Definition:Longevity swap
📋 Longevity swap is a derivative contract used primarily by life insurers, annuity providers, and pension funds to transfer the financial risk that a defined population of individuals will live longer than expected, thereby increasing the cost of lifetime payment obligations. In the insurance context, the cedent — typically a carrier with a large annuity book or a pension scheme seeking to de-risk — agrees to make fixed periodic payments to a counterparty (often a reinsurer or investment bank), which in return covers the actual benefit payments linked to the survival experience of the reference population.
⚙️ Structurally, a longevity swap resembles an interest rate swap but replaces interest rate cash flows with mortality-linked ones. The cedent pays a fixed leg calculated using an agreed mortality table and projection model, while the counterparty pays a floating leg that tracks the real survival outcomes of a specified cohort. If annuitants live longer than the baseline assumptions, the floating payments exceed the fixed ones, and the counterparty absorbs the excess cost — effectively indemnifying the cedent against longevity risk. Transactions can be bespoke, referencing the cedent's actual policyholders, or index-based, referencing a published mortality index.
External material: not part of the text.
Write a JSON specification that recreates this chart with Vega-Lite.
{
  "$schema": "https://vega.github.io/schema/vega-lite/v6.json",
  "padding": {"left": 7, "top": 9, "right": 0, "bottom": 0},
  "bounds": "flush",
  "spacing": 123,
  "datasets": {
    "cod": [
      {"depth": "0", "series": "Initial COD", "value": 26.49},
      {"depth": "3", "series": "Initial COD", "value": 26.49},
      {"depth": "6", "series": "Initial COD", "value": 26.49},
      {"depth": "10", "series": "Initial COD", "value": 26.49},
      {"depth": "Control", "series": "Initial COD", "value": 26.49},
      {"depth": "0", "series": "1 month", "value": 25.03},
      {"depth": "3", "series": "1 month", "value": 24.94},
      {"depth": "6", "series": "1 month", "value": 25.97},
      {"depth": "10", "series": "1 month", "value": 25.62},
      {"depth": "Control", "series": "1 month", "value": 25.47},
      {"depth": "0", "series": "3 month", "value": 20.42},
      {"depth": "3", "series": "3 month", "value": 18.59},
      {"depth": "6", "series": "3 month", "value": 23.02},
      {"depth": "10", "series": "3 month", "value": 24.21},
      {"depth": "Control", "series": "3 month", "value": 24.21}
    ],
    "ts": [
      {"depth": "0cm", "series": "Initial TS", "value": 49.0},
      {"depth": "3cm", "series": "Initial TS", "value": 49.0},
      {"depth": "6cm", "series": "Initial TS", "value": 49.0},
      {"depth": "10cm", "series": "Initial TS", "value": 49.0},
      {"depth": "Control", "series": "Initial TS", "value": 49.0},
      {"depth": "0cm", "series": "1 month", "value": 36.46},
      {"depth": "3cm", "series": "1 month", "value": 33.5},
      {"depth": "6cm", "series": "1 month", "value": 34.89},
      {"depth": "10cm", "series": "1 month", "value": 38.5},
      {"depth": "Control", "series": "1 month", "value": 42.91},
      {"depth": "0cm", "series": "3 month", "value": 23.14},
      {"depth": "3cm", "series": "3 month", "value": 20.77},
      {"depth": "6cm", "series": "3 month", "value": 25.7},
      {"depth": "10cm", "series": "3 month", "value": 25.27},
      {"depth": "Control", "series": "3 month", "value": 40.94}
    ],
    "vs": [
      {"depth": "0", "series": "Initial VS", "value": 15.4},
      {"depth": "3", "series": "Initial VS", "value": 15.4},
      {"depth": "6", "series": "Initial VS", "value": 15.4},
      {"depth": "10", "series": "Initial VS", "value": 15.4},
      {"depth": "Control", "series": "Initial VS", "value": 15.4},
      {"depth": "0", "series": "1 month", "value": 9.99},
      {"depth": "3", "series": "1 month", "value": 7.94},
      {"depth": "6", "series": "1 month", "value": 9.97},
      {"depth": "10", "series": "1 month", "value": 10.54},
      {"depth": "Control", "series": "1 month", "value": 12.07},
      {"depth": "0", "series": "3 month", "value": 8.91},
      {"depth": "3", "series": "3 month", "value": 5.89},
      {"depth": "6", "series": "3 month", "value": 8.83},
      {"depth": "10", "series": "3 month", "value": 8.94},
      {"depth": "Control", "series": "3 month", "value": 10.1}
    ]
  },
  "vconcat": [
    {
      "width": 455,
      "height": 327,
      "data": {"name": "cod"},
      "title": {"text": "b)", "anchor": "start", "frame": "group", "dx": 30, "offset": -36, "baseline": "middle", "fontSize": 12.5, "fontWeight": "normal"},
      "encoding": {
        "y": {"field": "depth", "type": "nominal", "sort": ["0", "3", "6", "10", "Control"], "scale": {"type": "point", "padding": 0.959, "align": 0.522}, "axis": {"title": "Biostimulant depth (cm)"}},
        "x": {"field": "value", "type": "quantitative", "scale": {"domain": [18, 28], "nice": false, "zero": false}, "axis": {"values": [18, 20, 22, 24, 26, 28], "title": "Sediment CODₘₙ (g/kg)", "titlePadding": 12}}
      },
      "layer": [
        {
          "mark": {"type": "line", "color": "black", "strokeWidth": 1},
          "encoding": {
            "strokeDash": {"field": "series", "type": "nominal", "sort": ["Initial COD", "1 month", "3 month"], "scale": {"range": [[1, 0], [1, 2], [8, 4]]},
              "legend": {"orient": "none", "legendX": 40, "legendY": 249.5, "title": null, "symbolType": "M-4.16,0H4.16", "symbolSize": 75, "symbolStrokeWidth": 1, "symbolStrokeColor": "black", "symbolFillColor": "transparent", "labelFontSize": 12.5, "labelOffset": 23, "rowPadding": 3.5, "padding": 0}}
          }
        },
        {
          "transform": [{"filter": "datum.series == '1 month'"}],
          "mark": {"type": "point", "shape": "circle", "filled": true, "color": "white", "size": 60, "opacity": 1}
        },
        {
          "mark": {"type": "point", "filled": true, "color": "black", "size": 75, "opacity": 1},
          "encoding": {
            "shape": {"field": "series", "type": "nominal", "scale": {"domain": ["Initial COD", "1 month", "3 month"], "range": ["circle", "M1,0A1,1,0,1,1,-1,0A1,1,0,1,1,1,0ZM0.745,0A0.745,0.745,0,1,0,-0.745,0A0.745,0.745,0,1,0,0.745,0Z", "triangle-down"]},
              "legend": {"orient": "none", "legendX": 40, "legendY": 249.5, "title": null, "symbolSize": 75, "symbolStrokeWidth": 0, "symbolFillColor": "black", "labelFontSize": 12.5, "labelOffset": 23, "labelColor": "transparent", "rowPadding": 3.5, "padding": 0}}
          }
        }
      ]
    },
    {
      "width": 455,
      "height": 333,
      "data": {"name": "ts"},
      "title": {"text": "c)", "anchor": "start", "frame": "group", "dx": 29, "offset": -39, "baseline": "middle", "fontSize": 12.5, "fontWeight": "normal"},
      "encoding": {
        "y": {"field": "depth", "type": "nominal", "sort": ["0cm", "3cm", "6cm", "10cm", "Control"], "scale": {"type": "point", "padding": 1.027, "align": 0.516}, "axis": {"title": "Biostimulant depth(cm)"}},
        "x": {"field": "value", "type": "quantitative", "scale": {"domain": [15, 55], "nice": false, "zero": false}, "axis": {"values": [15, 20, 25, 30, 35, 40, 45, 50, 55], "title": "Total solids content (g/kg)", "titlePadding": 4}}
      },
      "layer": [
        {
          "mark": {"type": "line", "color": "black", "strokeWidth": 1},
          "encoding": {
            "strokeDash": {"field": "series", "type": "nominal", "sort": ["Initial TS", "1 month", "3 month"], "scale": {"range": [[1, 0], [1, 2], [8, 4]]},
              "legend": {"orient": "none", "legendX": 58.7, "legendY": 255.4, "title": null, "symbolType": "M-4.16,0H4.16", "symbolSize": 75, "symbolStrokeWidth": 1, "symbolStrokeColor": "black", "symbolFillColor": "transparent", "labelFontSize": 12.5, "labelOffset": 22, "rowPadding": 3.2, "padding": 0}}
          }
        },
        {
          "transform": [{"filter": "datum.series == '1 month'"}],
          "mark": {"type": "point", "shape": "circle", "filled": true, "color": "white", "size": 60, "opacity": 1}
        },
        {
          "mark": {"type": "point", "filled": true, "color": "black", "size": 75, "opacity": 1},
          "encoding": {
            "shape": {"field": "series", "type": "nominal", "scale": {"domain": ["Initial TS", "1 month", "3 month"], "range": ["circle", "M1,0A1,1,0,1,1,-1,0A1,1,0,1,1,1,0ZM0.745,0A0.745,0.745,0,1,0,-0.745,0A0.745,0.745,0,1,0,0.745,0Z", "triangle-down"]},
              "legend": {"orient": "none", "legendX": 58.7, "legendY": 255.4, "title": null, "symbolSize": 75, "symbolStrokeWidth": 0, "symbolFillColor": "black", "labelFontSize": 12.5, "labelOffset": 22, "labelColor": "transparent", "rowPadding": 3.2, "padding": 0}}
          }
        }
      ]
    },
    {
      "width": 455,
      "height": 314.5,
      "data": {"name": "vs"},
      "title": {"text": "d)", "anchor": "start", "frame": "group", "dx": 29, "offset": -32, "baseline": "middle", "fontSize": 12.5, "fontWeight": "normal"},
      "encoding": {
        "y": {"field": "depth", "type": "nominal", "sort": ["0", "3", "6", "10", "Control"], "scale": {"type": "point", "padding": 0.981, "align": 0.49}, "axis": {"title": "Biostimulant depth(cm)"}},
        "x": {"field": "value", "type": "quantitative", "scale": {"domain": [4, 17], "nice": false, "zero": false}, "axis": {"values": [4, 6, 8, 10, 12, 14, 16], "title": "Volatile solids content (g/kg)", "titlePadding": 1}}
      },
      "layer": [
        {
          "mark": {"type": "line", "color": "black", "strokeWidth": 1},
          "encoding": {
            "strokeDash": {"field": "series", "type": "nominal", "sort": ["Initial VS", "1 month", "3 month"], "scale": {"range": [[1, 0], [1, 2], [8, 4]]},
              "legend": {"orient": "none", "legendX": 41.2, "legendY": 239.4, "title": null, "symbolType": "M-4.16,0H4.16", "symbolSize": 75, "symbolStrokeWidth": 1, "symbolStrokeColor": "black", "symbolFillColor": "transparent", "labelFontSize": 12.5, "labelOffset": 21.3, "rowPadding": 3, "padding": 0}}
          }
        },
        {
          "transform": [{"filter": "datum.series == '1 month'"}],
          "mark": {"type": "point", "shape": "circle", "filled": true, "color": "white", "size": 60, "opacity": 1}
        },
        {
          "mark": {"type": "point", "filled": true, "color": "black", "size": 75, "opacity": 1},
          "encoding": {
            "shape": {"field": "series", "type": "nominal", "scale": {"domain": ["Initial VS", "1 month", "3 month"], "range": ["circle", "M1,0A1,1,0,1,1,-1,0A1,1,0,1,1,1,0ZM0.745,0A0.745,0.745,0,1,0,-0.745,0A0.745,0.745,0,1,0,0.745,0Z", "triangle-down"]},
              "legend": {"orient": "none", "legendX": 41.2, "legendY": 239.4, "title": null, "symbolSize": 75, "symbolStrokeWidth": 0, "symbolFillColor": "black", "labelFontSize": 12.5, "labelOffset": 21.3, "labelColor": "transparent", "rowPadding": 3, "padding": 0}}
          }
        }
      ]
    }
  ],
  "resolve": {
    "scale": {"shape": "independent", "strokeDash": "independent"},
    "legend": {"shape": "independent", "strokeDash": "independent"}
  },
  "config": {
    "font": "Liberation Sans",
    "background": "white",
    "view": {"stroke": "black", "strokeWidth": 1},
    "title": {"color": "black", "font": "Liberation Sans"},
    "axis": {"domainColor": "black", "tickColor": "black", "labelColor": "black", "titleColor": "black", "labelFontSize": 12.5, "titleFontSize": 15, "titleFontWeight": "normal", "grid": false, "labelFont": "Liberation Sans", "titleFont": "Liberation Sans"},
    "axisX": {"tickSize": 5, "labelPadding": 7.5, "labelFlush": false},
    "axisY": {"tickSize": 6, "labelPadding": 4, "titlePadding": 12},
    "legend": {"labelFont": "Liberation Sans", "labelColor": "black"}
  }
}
Major reinsurers and a handful of capital-markets participants act as counterparties, and contracts are typically documented under ISDA frameworks with insurance-specific modifications.
💡 The appeal for insurers and pension schemes is straightforward: longevity swaps remove one of the most difficult-to-hedge risks on their balance sheets without requiring the full transfer of assets and liabilities that a buy-in or buy-out entails. This makes them attractive for organizations that want to retain investment control while offloading demographic uncertainty. The market has grown significantly in the UK and is expanding into continental Europe and North America, driven by aging populations and tightening Solvency II and risk-based capital requirements that penalize unhedged longevity exposure. For reinsurers willing to warehouse this risk, longevity swaps represent a diversifying line of business — longevity risk is largely uncorrelated with the catastrophe and financial market risks that dominate their other portfolios.